▶ WHAT THE EXERCISE ASKS: Search the listing below for the string "this" and show each line that contains it.

▶ GIVEN RECORDS:
* * * *
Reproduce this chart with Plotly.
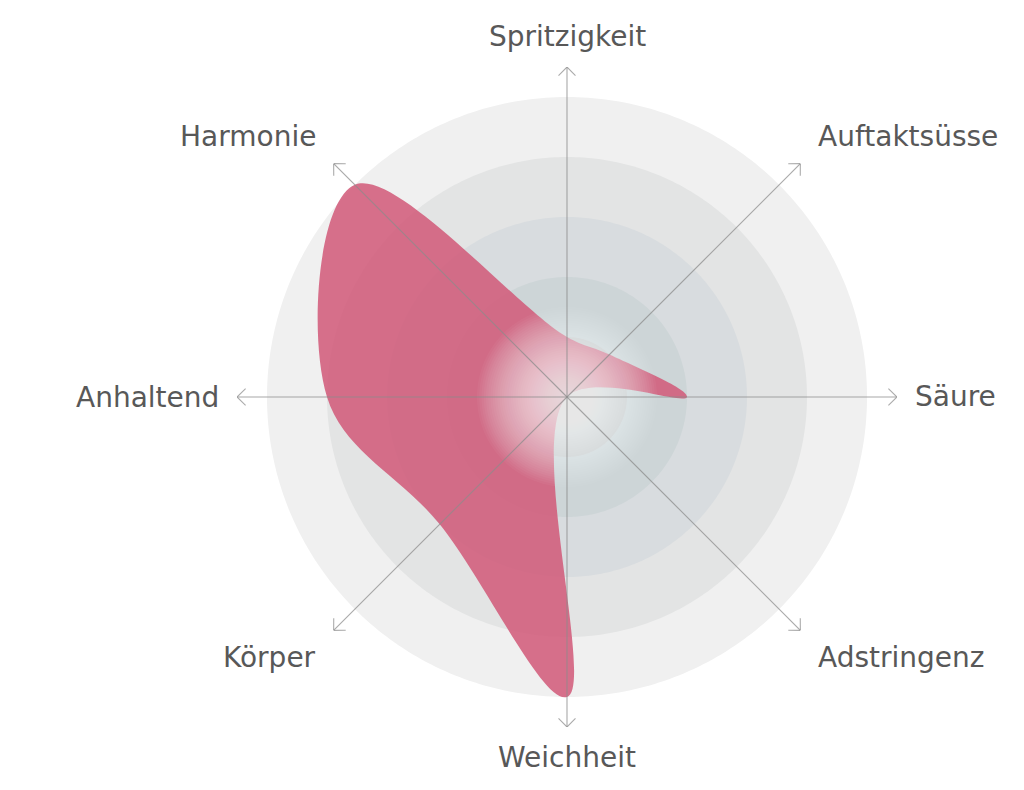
* * * *
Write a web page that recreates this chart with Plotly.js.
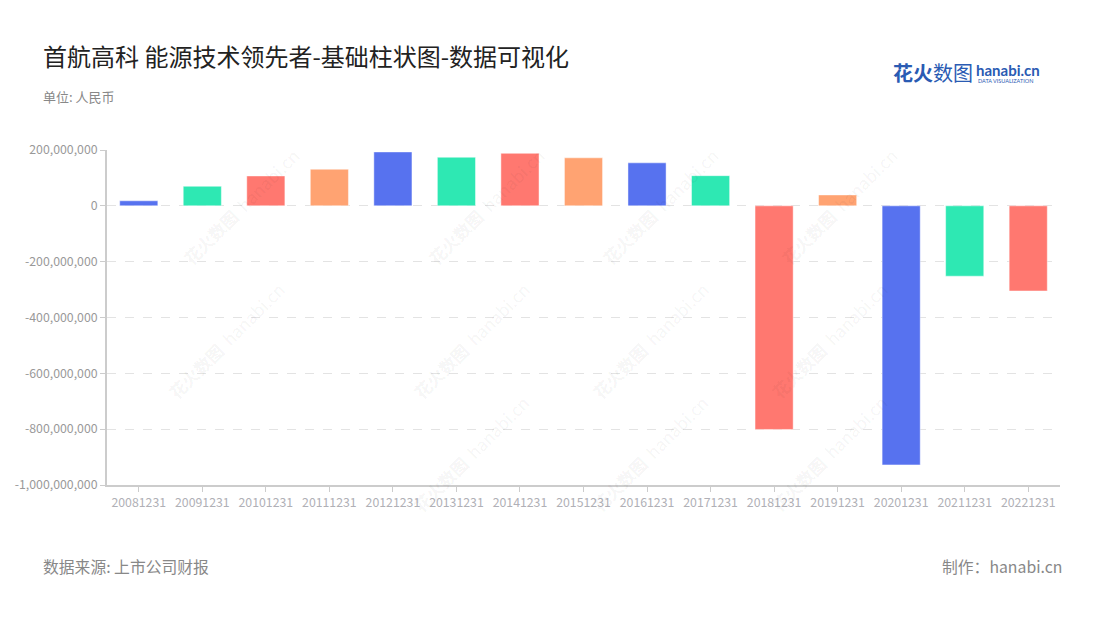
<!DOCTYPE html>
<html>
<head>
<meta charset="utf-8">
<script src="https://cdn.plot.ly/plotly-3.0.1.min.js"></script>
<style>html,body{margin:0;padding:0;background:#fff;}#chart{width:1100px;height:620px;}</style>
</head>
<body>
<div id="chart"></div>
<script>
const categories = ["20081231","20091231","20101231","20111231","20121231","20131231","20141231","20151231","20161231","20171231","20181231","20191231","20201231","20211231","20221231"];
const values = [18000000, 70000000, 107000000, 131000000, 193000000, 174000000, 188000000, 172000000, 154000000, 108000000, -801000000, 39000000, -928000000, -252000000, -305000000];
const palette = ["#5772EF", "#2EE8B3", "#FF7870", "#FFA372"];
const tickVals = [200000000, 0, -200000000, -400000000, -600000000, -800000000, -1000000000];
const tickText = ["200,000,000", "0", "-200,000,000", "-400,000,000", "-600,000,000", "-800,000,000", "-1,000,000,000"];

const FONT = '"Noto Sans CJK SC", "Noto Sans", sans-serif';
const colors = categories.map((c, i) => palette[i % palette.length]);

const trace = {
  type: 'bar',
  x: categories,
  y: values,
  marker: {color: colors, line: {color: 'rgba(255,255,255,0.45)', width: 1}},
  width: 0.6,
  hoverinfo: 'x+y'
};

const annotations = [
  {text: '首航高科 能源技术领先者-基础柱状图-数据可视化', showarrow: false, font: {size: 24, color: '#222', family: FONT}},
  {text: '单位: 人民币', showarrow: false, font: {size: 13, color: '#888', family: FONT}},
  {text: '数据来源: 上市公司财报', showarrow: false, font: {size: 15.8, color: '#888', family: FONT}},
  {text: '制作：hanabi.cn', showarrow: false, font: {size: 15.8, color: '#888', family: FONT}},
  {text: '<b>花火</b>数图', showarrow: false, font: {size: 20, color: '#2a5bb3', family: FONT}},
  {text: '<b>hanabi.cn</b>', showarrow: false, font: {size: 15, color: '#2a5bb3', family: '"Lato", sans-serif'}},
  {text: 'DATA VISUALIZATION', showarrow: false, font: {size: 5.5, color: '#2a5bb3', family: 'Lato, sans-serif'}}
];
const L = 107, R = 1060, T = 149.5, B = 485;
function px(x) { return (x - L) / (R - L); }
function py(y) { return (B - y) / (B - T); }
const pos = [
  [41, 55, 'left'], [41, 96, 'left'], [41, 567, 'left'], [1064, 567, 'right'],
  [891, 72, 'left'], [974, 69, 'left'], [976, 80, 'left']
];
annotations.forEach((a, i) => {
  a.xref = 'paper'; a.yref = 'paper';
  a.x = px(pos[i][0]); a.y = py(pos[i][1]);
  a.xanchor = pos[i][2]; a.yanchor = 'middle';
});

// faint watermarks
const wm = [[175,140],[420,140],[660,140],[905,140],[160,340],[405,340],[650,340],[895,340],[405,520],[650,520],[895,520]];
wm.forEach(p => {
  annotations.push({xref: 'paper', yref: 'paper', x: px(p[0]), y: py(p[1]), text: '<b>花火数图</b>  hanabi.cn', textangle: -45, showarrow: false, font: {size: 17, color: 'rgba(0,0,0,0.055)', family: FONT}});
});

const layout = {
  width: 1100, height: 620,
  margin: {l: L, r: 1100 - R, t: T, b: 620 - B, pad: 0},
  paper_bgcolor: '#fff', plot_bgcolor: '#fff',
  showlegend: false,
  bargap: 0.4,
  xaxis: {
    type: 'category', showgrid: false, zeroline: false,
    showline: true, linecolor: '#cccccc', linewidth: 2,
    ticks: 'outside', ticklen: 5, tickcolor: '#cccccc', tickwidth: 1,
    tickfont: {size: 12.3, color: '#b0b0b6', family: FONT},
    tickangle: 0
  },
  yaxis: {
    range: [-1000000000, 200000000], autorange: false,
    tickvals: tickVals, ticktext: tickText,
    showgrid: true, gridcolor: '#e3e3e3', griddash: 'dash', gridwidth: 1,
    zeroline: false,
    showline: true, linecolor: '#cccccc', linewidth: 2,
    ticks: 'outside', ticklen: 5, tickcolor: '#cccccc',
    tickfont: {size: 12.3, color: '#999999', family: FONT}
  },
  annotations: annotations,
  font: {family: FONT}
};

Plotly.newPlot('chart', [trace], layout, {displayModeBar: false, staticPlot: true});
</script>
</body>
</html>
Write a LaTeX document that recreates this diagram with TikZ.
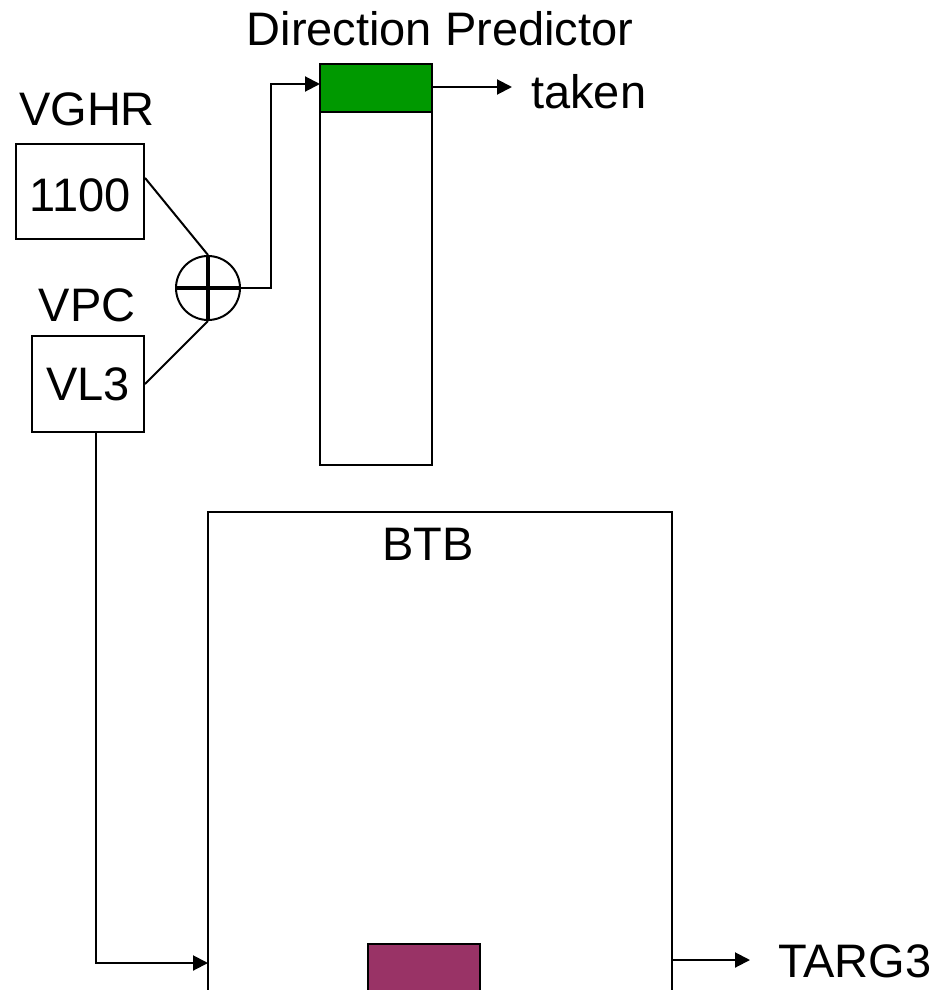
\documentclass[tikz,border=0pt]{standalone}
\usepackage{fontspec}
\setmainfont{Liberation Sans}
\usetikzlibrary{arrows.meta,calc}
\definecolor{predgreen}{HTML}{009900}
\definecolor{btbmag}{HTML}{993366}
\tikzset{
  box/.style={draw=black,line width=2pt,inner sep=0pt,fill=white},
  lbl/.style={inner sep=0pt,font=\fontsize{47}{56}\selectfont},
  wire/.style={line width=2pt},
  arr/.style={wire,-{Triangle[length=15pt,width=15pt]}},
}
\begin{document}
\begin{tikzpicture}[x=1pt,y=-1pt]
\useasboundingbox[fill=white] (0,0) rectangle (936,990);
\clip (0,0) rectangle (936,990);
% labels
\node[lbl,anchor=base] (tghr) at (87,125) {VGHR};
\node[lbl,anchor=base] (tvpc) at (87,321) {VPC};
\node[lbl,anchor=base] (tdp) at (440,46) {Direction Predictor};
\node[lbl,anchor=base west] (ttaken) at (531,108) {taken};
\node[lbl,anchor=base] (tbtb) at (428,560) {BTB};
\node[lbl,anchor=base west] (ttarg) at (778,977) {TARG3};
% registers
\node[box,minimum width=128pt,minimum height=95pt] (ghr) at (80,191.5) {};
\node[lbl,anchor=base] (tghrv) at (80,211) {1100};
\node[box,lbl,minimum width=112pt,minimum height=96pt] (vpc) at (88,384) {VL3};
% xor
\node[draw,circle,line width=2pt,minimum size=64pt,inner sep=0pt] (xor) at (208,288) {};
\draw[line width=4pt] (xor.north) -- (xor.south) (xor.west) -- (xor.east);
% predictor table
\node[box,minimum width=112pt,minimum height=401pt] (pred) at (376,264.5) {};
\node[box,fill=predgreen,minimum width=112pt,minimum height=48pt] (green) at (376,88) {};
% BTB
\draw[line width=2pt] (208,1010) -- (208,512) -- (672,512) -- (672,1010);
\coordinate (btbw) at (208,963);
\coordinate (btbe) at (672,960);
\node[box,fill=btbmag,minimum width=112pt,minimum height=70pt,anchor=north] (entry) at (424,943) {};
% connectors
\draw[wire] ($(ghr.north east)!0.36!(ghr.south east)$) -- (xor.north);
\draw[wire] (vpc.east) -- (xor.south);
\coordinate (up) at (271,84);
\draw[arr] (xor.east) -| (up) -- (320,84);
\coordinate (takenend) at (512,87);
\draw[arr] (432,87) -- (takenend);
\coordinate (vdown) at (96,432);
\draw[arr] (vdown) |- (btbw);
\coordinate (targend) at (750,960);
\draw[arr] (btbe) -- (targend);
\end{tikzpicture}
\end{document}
* * * *
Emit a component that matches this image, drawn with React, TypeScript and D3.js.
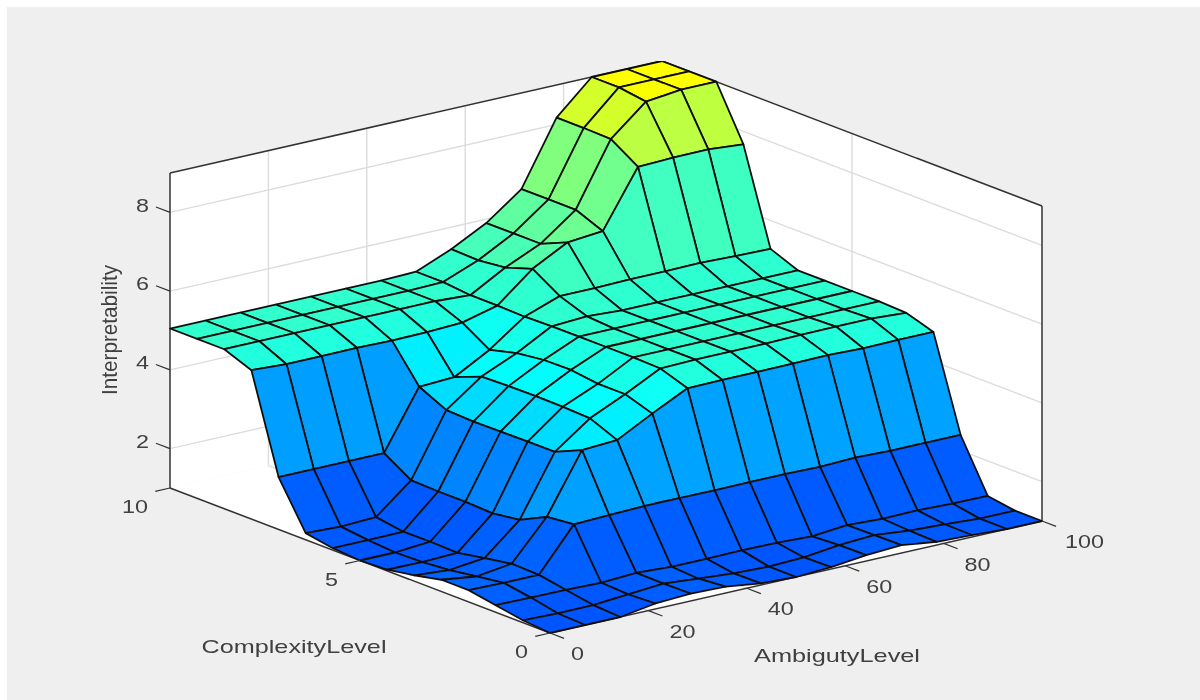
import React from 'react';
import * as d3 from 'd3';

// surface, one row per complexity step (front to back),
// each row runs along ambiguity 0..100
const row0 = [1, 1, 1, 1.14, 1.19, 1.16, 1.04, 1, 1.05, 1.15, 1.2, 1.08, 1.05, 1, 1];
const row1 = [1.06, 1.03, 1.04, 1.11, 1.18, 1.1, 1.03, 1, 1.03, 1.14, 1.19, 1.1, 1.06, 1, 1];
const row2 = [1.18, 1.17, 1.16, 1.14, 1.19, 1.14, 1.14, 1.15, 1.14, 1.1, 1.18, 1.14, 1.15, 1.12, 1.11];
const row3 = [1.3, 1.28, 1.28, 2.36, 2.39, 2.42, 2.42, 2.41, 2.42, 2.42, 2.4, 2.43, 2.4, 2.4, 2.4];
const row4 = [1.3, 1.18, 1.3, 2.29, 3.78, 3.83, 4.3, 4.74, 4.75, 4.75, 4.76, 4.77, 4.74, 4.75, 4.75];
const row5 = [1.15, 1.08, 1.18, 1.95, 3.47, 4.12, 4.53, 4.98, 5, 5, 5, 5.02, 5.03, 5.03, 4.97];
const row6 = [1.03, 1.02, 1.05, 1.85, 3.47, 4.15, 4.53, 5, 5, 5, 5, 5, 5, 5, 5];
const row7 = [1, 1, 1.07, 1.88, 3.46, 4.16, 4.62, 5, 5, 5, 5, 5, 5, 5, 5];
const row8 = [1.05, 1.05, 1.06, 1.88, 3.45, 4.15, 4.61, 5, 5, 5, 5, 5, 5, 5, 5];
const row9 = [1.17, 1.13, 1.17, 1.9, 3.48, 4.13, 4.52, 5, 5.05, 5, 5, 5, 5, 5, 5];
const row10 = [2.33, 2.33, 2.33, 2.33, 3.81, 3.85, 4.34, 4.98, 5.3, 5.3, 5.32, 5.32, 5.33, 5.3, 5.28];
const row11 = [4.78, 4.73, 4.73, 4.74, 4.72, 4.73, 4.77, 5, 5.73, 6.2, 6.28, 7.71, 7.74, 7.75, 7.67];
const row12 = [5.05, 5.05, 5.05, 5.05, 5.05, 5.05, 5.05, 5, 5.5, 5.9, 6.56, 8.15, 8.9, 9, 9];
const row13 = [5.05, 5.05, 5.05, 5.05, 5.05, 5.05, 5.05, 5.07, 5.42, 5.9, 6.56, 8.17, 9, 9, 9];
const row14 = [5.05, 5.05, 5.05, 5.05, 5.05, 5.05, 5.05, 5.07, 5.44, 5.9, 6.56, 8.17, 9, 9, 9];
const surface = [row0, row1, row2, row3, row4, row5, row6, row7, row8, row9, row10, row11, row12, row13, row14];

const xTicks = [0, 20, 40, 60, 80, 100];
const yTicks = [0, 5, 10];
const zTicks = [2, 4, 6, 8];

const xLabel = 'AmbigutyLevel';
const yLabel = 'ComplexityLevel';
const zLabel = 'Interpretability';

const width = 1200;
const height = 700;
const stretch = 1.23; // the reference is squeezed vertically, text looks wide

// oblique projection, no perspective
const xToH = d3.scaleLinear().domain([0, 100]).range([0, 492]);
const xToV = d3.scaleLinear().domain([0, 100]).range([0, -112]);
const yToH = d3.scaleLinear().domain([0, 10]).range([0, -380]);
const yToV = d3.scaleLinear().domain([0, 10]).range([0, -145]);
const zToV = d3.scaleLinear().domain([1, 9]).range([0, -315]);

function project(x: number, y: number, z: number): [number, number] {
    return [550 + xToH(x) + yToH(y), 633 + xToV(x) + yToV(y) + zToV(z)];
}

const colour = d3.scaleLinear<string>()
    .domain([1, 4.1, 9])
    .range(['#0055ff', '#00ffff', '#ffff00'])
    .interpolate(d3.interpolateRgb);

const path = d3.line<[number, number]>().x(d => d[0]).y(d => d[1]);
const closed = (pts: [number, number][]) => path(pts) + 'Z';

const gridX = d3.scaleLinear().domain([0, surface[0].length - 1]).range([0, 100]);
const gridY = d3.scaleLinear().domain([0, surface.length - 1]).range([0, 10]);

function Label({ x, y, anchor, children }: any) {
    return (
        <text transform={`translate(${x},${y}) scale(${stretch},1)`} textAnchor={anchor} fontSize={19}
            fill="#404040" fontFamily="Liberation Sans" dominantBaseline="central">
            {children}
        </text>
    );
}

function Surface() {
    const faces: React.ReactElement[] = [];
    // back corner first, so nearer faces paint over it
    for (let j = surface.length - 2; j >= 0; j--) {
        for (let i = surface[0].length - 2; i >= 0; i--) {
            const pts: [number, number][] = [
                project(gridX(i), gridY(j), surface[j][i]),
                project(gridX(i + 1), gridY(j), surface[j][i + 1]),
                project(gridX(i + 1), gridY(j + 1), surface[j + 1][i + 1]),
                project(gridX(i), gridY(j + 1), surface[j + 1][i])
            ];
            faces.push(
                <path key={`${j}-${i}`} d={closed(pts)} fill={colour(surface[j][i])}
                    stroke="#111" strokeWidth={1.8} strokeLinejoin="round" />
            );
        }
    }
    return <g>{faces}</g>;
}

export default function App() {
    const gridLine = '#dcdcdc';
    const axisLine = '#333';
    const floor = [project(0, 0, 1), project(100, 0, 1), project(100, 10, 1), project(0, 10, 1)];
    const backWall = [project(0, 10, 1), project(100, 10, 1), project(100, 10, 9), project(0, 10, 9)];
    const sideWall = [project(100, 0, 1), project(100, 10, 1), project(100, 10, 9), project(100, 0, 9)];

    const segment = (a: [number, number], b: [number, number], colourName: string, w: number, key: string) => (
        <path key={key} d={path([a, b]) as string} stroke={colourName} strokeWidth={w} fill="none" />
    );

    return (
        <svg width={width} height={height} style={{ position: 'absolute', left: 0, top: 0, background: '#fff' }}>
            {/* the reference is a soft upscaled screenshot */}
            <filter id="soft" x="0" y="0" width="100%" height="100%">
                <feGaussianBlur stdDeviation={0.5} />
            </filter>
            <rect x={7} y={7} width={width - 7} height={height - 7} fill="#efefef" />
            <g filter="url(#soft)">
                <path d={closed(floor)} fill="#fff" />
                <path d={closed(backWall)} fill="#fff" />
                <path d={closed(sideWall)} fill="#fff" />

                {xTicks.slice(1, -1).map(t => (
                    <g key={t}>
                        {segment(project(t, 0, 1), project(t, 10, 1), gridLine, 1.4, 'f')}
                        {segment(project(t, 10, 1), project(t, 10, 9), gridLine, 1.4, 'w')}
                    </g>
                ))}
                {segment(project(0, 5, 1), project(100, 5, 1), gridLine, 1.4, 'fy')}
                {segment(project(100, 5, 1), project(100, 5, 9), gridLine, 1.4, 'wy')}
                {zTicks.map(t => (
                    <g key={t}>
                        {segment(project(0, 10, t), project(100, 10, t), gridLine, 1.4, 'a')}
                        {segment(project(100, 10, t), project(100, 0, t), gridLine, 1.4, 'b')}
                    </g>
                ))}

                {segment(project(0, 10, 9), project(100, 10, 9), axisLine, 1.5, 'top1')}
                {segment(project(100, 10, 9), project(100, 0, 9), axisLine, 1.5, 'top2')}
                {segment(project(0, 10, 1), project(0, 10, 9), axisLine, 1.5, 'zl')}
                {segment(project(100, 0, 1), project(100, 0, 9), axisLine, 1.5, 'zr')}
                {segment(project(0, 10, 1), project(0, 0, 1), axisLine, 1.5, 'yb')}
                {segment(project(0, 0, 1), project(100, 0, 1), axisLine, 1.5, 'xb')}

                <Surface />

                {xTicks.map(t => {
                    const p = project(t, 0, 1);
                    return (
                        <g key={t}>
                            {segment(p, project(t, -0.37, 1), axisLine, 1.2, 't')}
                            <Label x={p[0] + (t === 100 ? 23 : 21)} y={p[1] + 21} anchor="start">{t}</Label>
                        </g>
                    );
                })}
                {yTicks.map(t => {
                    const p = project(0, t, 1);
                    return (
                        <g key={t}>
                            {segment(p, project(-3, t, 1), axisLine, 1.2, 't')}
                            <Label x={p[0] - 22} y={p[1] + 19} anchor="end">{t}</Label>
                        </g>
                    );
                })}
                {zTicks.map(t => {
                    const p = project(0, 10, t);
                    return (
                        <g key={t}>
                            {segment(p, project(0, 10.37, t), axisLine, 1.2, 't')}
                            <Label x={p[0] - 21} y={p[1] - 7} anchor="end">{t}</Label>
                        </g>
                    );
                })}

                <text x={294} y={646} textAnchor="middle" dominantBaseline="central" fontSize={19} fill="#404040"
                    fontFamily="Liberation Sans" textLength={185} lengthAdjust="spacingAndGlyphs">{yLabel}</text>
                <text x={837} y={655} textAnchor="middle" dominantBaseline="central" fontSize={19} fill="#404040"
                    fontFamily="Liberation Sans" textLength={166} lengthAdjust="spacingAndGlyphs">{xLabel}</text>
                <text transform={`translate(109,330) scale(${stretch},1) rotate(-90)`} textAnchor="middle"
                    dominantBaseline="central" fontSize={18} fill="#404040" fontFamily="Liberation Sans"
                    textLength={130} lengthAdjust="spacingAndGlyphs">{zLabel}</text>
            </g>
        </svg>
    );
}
* * * *
▶ RIGHT ANSWER:
Reproduce this chart with Plotly.
Write a web page that recreates this chart with Plotly.js.
Write a LaTeX document that recreates this diagram with TikZ.
Emit a component that matches this image, drawn with React, TypeScript and D3.js.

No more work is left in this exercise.